だからこそDB4ザガート、DB5ゴールドフィンガーと続いているのだ。次のコンティニュエ―ション・プログラムについて聞いてみると逆に“何がイイと思いますか?”と質問返しにあったので個人的な趣味で「DB2」と返答しておいた。

コンティニュエ―ション・プログラムでアストンマーティン・ワークスが習得したノウハウは様々ある。ボディカラーでも、内装のコノリーレザーでも、細かなパーツでも新車時のサプライヤーへのコンタクトを取り、残されたアーカイブを漁り、見事なまでに復刻させている。例えばドアハンドルは新車時の品質に満足できず、新たに全く同じ寸法(オリジナルのDB5でも装着可能)で触ったときの感触にこだわった仕上がりにしているほどのこだわりよう。また、ボディパネルの歪み、塗装の粗を“意地悪”に探しても一切見つからない。
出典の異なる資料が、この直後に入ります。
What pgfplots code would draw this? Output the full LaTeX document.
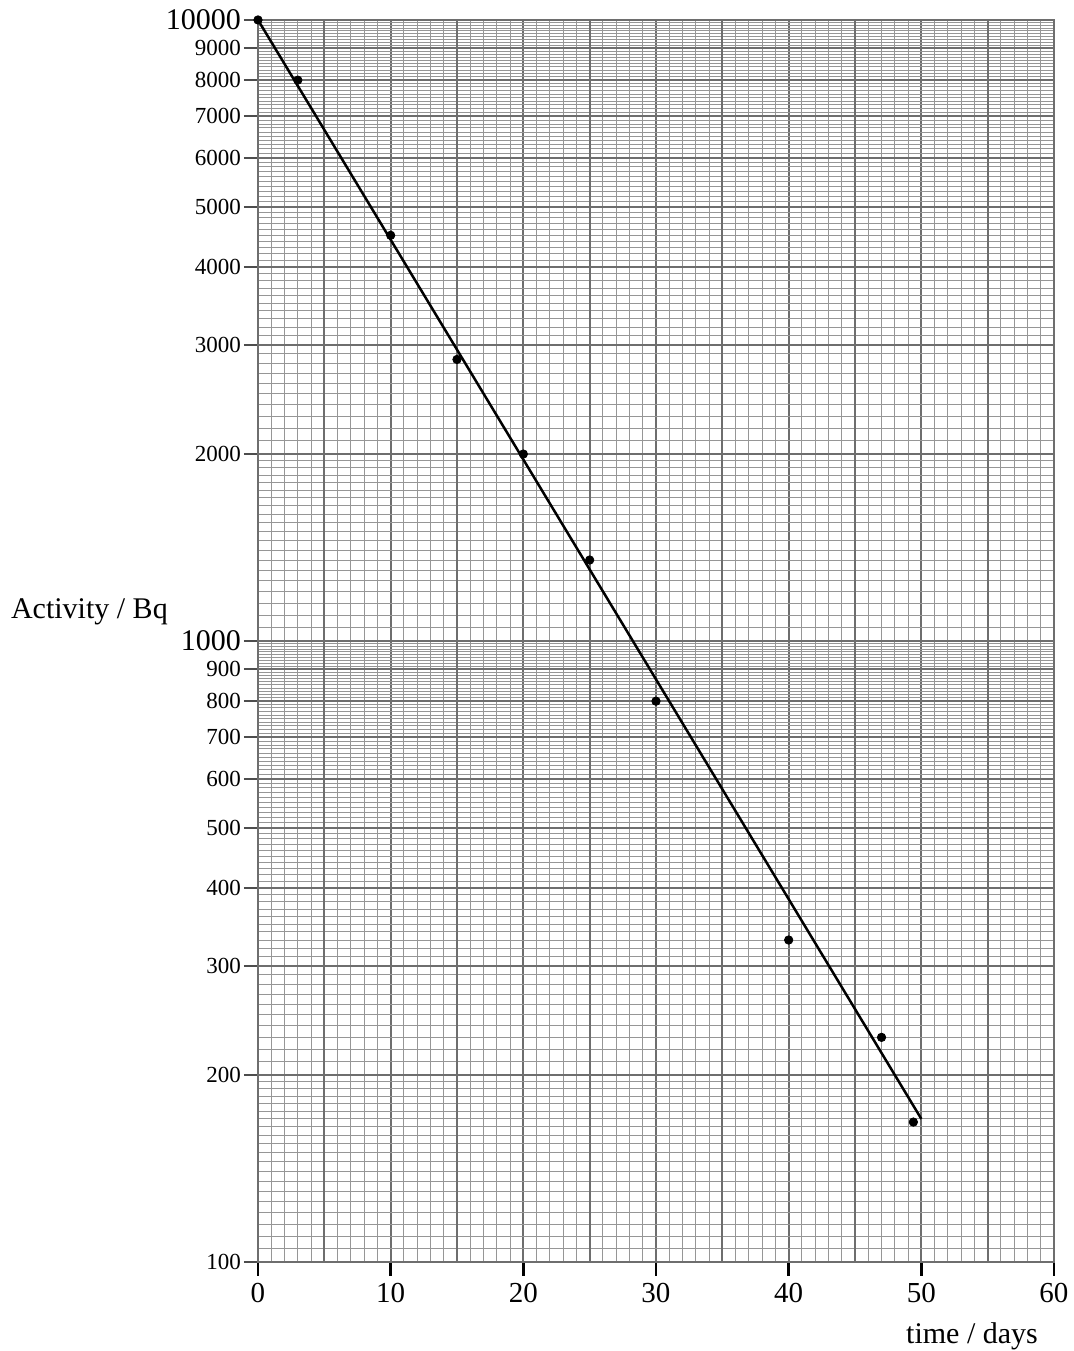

「ボディパネルは昔ながらの製法で成型しています。ローラーで曲げ、職人たちがジグを使って叩き出します。完成したら塗装部門の責任で品質確認を行います。パネル自体の歪みの確認はもちろん、仮組みしてパネルフィットのギャップの確認も丸一日かけて行われます。塗装してから板金部門に文句を言うことはできない、という制度なんです」とスピアーズ社長。さらにパネルについて突っ込んで聞いてみると、こう続けた。

「具体的な温度は明かせませんがボディパネルは一度、塗装ブースにて熱するんです。こうすること曲げ加工や板金加工でアルミ板に溜まったストレスを解放できるんです。冷めたらクリーニングを施し、最初のプライマーを塗ってから研磨して、2度目のプライマーを塗ったら2週間乾燥させます。また研磨してからボディカラーを2層、ラッカーを2層塗布して、艶消しの状態まで粗目に研磨してから磨き上げる、というプロセスを経ています」

しかし、もっと聞いてみるとこれだけではなかった。なんとオーナーたちの協力を得て複数のDB5をCTスキャンしている。ボディはもちろん、エンジンもスキャンして、半世紀前よりも品質や組み立て精度の向上を図っているという。ちなみにエンジンの鋳造はF1マシンを手掛ける会社に委託している。そう聞くだけで、DB5ゴールドフィンガー・コンティニュエ―ションに価値を感じてしまうほど。

ハンドリング向上のため現代のラジアルタイヤの採用も一時は検討されたそうだが、新車時同様、クロスプライタイヤのほうがしっくりくるはず、というスピアーズ社長の主張がテストドライバーに受け入れられたという。もちろん、エイボン製のターボスピードだ。



アストンマーティンほどの規模の自動車メーカーにとって、コンティニュエ―ション・プログラムは微々たる利益のように思われる。しかし、アストンマーティン社が自らの歴史を重んじているからこそ取り組めることであり、復刻版を製作するにあたっての徹底ぶりからはスピアーズ社長をはじめ、職人たちのアストンマーティン車への情熱が垣間見える。

今回のDB5ゴールドフィンガー・コンティニュエ―ションは映画に登場した“ボンドカー”に装備されているガジェットをすべて忠実に再現している。しかもDB5の寸法には一切、変更を加えていない。各ガジェット、映画では撮影時にさえ機能すればよかったものだがDB5ゴールドフィンガー・コンティニュエ―ションでは、オーナーが“見せびらかす”ことを考慮して、それぞれ5000回の耐久テストを課したそうだ。